Though himself a practising Muslim, Sumair thinks Muslim cultural values are a barrier to the community’s integration in Europe. He dismisses racism in Germany but feels his peers view him as coming from another part of the world. “We are sexually frustrated societies who enjoy all evils in private and keep women in veils, and when we see one out in public we can’t control our lust.”

Both Sumair and Mehmood squirm when they hear the local media blaring ‘Muslim rapists welcome’, but are baffled as to how this impression can be dispelled. While Mehmood feels that if refugees are taught the Quran with translation, they will never commit such despicable acts, Sumair argues that Germany’s anger is reflected in a familiar way.

“We all scare our kids by talking of ‘Pathan kidnappers’ when we come across an Afghan refugee in Karachi,” he says.

For Ayma, a Pakistani woman in hijab, “all migrants can’t be blamed for the wrongs of a few. There are good people like this man in a chic jacket”.

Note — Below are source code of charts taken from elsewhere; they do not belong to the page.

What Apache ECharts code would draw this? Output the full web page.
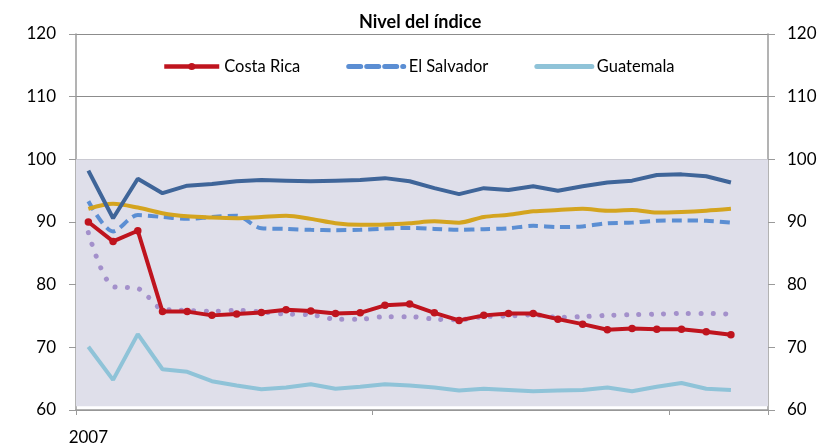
<!DOCTYPE html>
<html>
<head>
<meta charset="utf-8">
<script src="https://cdn.jsdelivr.net/npm/echarts@6/dist/echarts.min.js"></script>
<style>html,body{margin:0;padding:0;background:#fff}#c{width:829px;height:446px}</style>
</head>
<body>
<div id="c"></div>
<script>
// ---- data ----
var months = ['ene-07','feb-07','mar-07','abr-07','may-07','jun-07','jul-07','ago-07','sep-07','oct-07','nov-07','dic-07',
              'ene-08','feb-08','mar-08','abr-08','may-08','jun-08','jul-08','ago-08','sep-08','oct-08','nov-08','dic-08',
              'ene-09','feb-09','mar-09','abr-09'];
var xTickLabels = {0: '2007'};
var yTicks = [60, 70, 80, 90, 100, 110, 120];
var titleText = 'Nivel del índice';

var costaRica  = [90.0, 86.9, 88.6, 75.7, 75.7, 75.1, 75.3, 75.55, 76.0, 75.8, 75.4, 75.5, 76.7, 76.9, 75.5, 74.3, 75.1, 75.4, 75.4, 74.5, 73.7, 72.8, 73.0, 72.9, 72.9, 72.5, 72.0];
var elSalvador = [93.3, 88.5, 91.1, 90.8, 90.5, 90.8, 91.0, 89.0, 88.9, 88.75, 88.7, 88.75, 88.95, 89.05, 88.9, 88.75, 88.85, 89.0, 89.4, 89.2, 89.3, 89.8, 89.9, 90.2, 90.25, 90.2, 89.9];
var guatemala  = [70.1, 64.8, 72.1, 66.5, 66.1, 64.6, 63.9, 63.3, 63.6, 64.1, 63.4, 63.7, 64.1, 63.9, 63.6, 63.1, 63.4, 63.2, 63.0, 63.1, 63.2, 63.6, 63.0, 63.7, 64.3, 63.4, 63.2];
var serieAzulOscuro = [98.2, 90.6, 96.9, 94.6, 95.8, 96.05, 96.5, 96.7, 96.6, 96.5, 96.6, 96.7, 97.0, 96.5, 95.4, 94.45, 95.4, 95.1, 95.7, 95.0, 95.7, 96.3, 96.6, 97.5, 97.6, 97.3, 96.3];
var serieDorada = [92.1, 92.9, 92.3, 91.4, 90.9, 90.7, 90.6, 90.8, 91.0, 90.5, 89.8, 89.55, 89.6, 89.8, 90.1, 89.9, 90.8, 91.15, 91.7, 91.9, 92.1, 91.8, 91.9, 91.5, 91.6, 91.8, 92.1];
var seriePunteada = [88.3, 79.7, 79.4, 76.1, 75.9, 75.75, 75.9, 75.65, 75.3, 75.2, 74.5, 74.5, 74.9, 74.9, 74.5, 74.4, 74.9, 75.0, 75.2, 74.8, 74.9, 75.1, 75.2, 75.3, 75.4, 75.4, 75.3];
var shadeRange = [60.6, 100];

var FONT = 'Lato, "Open Sans", sans-serif';
var chart = echarts.init(document.getElementById('c'), null, {renderer: 'canvas'});

function yAxisCfg(pos) {
  return {
    type: 'value', position: pos, min: 60, max: 120, interval: 10,
    axisLine: {show: true, lineStyle: {color: '#9a9a9a', width: 1.5}},
    axisTick: {show: true, inside: false, length: 7, lineStyle: {color: '#9a9a9a', width: 1}},
    axisLabel: {color: '#000', fontSize: 17, fontFamily: FONT, margin: pos === 'left' ? 20 : 19},
    splitLine: {show: pos === 'left', lineStyle: {color: '#8c8c8c', width: 1}}
  };
}

chart.setOption({
  animation: false,
  backgroundColor: '#fff',
  title: {
    text: titleText, left: 354, top: 8,
    textStyle: {fontSize: 18, fontWeight: 'bold', fontFamily: FONT, color: '#000'}
  },
  legend: {
    data: [
      {name: 'Costa Rica', lineStyle: {width: 4.5}},
      {name: 'El Salvador', itemStyle: {opacity: 0}, lineStyle: {width: 5, type: [12, 6], cap: 'round'}},
      {name: 'Guatemala', itemStyle: {opacity: 0}, lineStyle: {width: 5, cap: 'round'}}
    ],
    left: 157, top: 53, itemWidth: 55, itemHeight: 9, itemGap: 46,
    textStyle: {fontSize: 16.5, fontFamily: FONT, color: '#000'}
  },
  grid: {left: 76, right: 61, top: 34, bottom: 36},
  xAxis: {
    type: 'category', data: months, boundaryGap: true,
    axisLine: {show: true, lineStyle: {color: '#9a9a9a', width: 1.5}},
    axisTick: {show: true, length: 5, interval: function (i) { return i % 12 === 0; }, lineStyle: {color: '#9a9a9a'}},
    axisLabel: {
      interval: 0, color: '#000', fontSize: 17, fontFamily: FONT, margin: 19,
      formatter: function (v, i) { return xTickLabels[i] || ''; }
    },
    splitLine: {show: false}
  },
  yAxis: [yAxisCfg('left'), yAxisCfg('right')],
  series: [
    {
      name: 'Sombra', type: 'line', data: [], silent: true,
      markArea: {silent: true, itemStyle: {color: '#dfdfea'}, data: [[{yAxis: shadeRange[0]}, {yAxis: shadeRange[1]}]]}
    },
    {
      name: 'El Salvador', type: 'line', data: elSalvador, symbol: 'none', smooth: 0.3, z: 3,
      lineStyle: {color: '#5b8ed3', width: 4, type: [10, 6]}, itemStyle: {color: '#5b8ed3'}
    },
    {
      name: 'Serie 5', type: 'line', data: serieDorada, symbol: 'none', smooth: 0.3, z: 3,
      lineStyle: {color: '#d4a41f', width: 4}, itemStyle: {color: '#d4a41f'}
    },
    {
      name: 'Serie 4', type: 'line', data: serieAzulOscuro, symbol: 'none', z: 3,
      lineStyle: {color: '#3f6599', width: 4}, itemStyle: {color: '#3f6599'}
    },
    {
      name: 'Guatemala', type: 'line', data: guatemala, symbol: 'none', z: 3,
      lineStyle: {color: '#8fc3d8', width: 4}, itemStyle: {color: '#8fc3d8'}
    },
    {
      name: 'Serie 6', type: 'line', data: seriePunteada, symbol: 'none', smooth: 0.3, z: 3,
      lineStyle: {color: '#a390cb', width: 5, type: [0.1, 12.3], cap: 'round'}, itemStyle: {color: '#a390cb'}
    },
    {
      name: 'Costa Rica', type: 'line', data: costaRica, symbol: 'circle', symbolSize: 7.5, z: 4,
      lineStyle: {color: '#bf141e', width: 4}, itemStyle: {color: '#bf141e'}
    }
  ]
});
</script>
</body>
</html>
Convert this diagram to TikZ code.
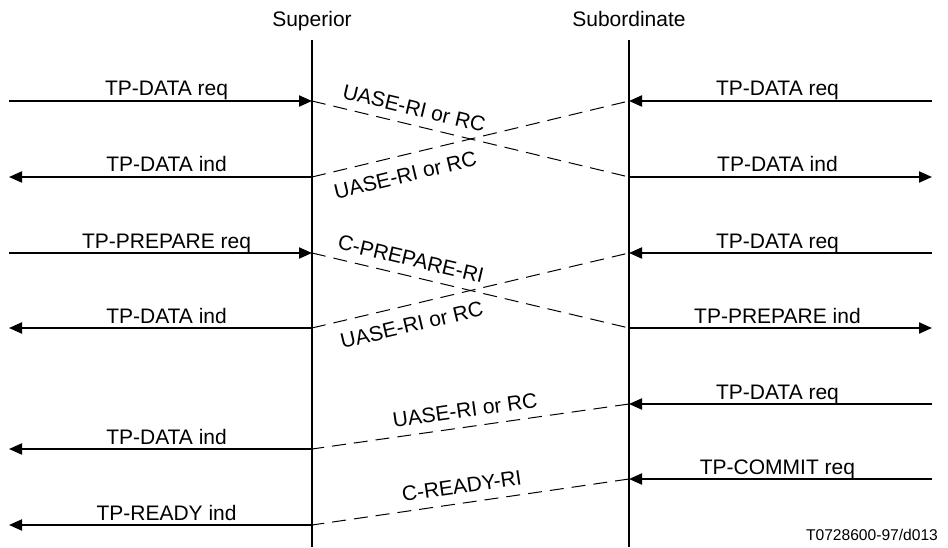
\documentclass[tikz,border=0pt]{standalone}
\usepackage{fontspec}
\setmainfont{Liberation Sans}
\usetikzlibrary{arrows.meta}

\begin{document}
\begin{tikzpicture}[x=0.5pt, y=0.5pt, font=\fontsize{10.5}{12}\selectfont,
  msg/.style={-{Triangle[length=6.5pt,width=5.5pt]}, line width=1pt},
  pdu/.style={dash pattern=on 7pt off 4pt, line width=0.5pt},
  lbl/.style={anchor=base, inner sep=0pt, yshift=2.5pt},
  pdu above/.style={sloped, above, inner sep=4.5pt},
  pdu below/.style={sloped, below, inner sep=6pt}]
\useasboundingbox (0,0) rectangle (948,547);

% lifelines
\node[anchor=base] (sup) at (312,520) {Superior};
\node[anchor=base] (sub) at (629,520) {Subordinate};
\coordinate (supT) at (312,507);
\coordinate (supB) at (312,0);
\coordinate (subT) at (629,507);
\coordinate (subB) at (629,0);
\draw[line width=1pt] (supT) -- (supB);
\draw[line width=1pt] (subT) -- (subB);

% rows: L = left end, S = superior, B = subordinate, R = right end
\foreach \n/\y in {1/446,2/370,3/294,4/219}{
  \coordinate (L\n) at (9,\y);
  \coordinate (S\n) at (312,\y);
  \coordinate (B\n) at (629,\y);
  \coordinate (R\n) at (932,\y);
}
\coordinate (B5) at (629,143);
\coordinate (R5) at (932,143);
\coordinate (L5) at (9,98);
\coordinate (S5) at (312,98);
\coordinate (B6) at (629,68);
\coordinate (R6) at (932,68);
\coordinate (L6) at (9,22);
\coordinate (S6) at (312,22);

% data exchange
\draw[msg] (L1) -- node[lbl, pos=0.52] {TP-DATA req} (S1);
\draw[msg] (R1) -- node[lbl, pos=0.51] {TP-DATA req} (B1);
\draw[msg] (S2) -- node[lbl, pos=0.48] {TP-DATA ind} (L2);
\draw[msg] (B2) -- node[lbl, pos=0.49] {TP-DATA ind} (R2);
\draw[pdu] (S1) -- node[pdu above, pos=0.31] {UASE-RI or RC} (B2);
\draw[pdu] (S2) -- node[pdu below, pos=0.28] {UASE-RI or RC} (B1);

% prepare
\draw[msg] (L3) -- node[lbl, pos=0.52] {TP-PREPARE req} (S3);
\draw[msg] (R3) -- node[lbl, pos=0.51] {TP-DATA req} (B3);
\draw[msg] (S4) -- node[lbl, pos=0.48] {TP-DATA ind} (L4);
\draw[msg] (B4) -- node[lbl, pos=0.49] {TP-PREPARE ind} (R4);
\draw[pdu] (S3) -- node[pdu above, pos=0.30] {C-PREPARE-RI} (B4);
\draw[pdu] (S4) -- node[pdu below, pos=0.30] {UASE-RI or RC} (B3);

% ready
\draw[msg] (R5) -- node[lbl, pos=0.51] {TP-DATA req} (B5);
\draw[msg] (S5) -- node[lbl, pos=0.48] {TP-DATA ind} (L5);
\draw[pdu] (B5) -- node[pdu above, pos=0.51] {UASE-RI or RC} (S5);
\draw[msg] (R6) -- node[lbl, pos=0.51] {TP-COMMIT req} (B6);
\draw[msg] (S6) -- node[lbl, pos=0.48] {TP-READY ind} (L6);
\draw[pdu] (B6) -- node[pdu above, pos=0.52] {C-READY-RI} (S6);

\node[anchor=base east, font=\fontsize{7.8}{9}\selectfont] (fig) at (945,7) {T0728600-97/d013};
\end{tikzpicture}
\end{document}
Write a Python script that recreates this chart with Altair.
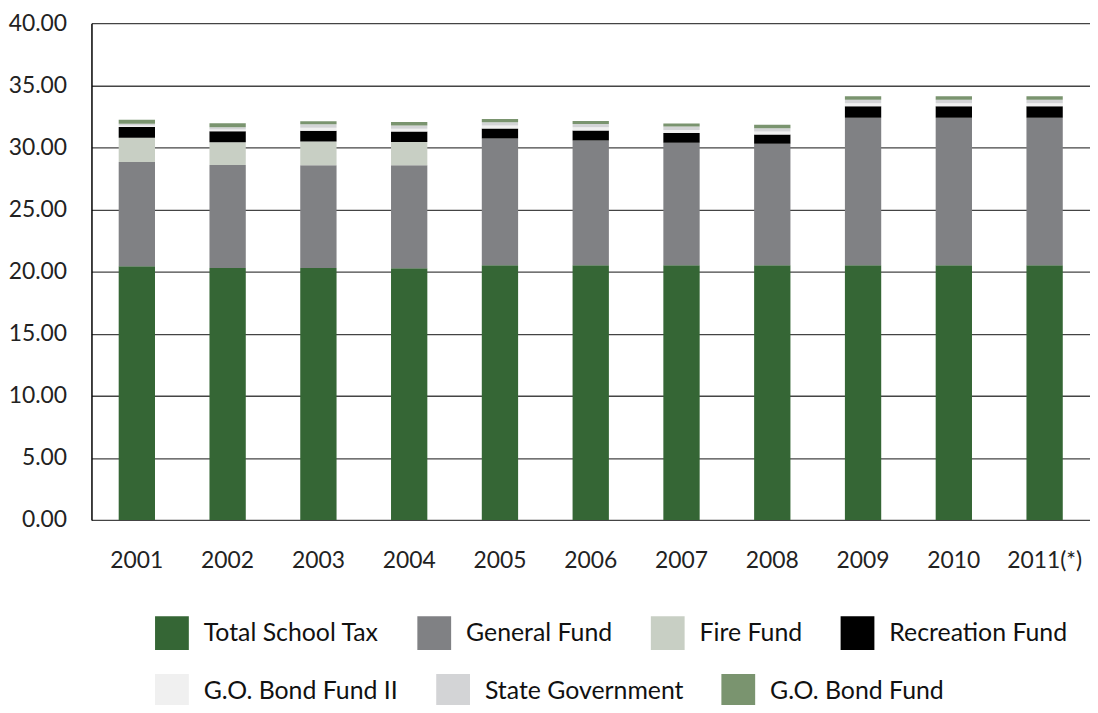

She points to the picture of a Syrian who rescued a German girl from the molesting mob.

Many analysts, however, are now very sceptical about the ‘welcome refugee sentiment’. Graham Lucas, head of Deutsche Welle’s ‘Southeast Asia Magazine’, fears that the repercussions of the Cologne assaults will be far-reaching. “There needs to be a concerted effort by all stakeholders including the refugees themselves to bring back calm and reason into this debate.” Condemning the attacks on Pakistanis, he says, “there needs to be rigorous legal action and prosecution of those inciting hatred on the far right. There must also be a clampdown on migrants or refugees who break the law in Germany. There should be quick action to expel any refugees who flaunt our values and break our laws.”

Lucas cites mistrust in the Muslim culture as the reason behind the rising disapproval of migrants. “Unfortunately, the way women are treated in some conservative Islamic states is a disgrace and an affront to Western values. We are deeply troubled by the existence of violent misogyny in some Islamic states. Women have a vital role to play in society and they should have exactly the same rights as men everywhere in the world.”

Many Kölners are gearing up for Cologne’s fifth season of the Kölner Karneval that will attract millions of fun-loving people. Muslim migrants and asylum seekers hope nothing untoward will happen.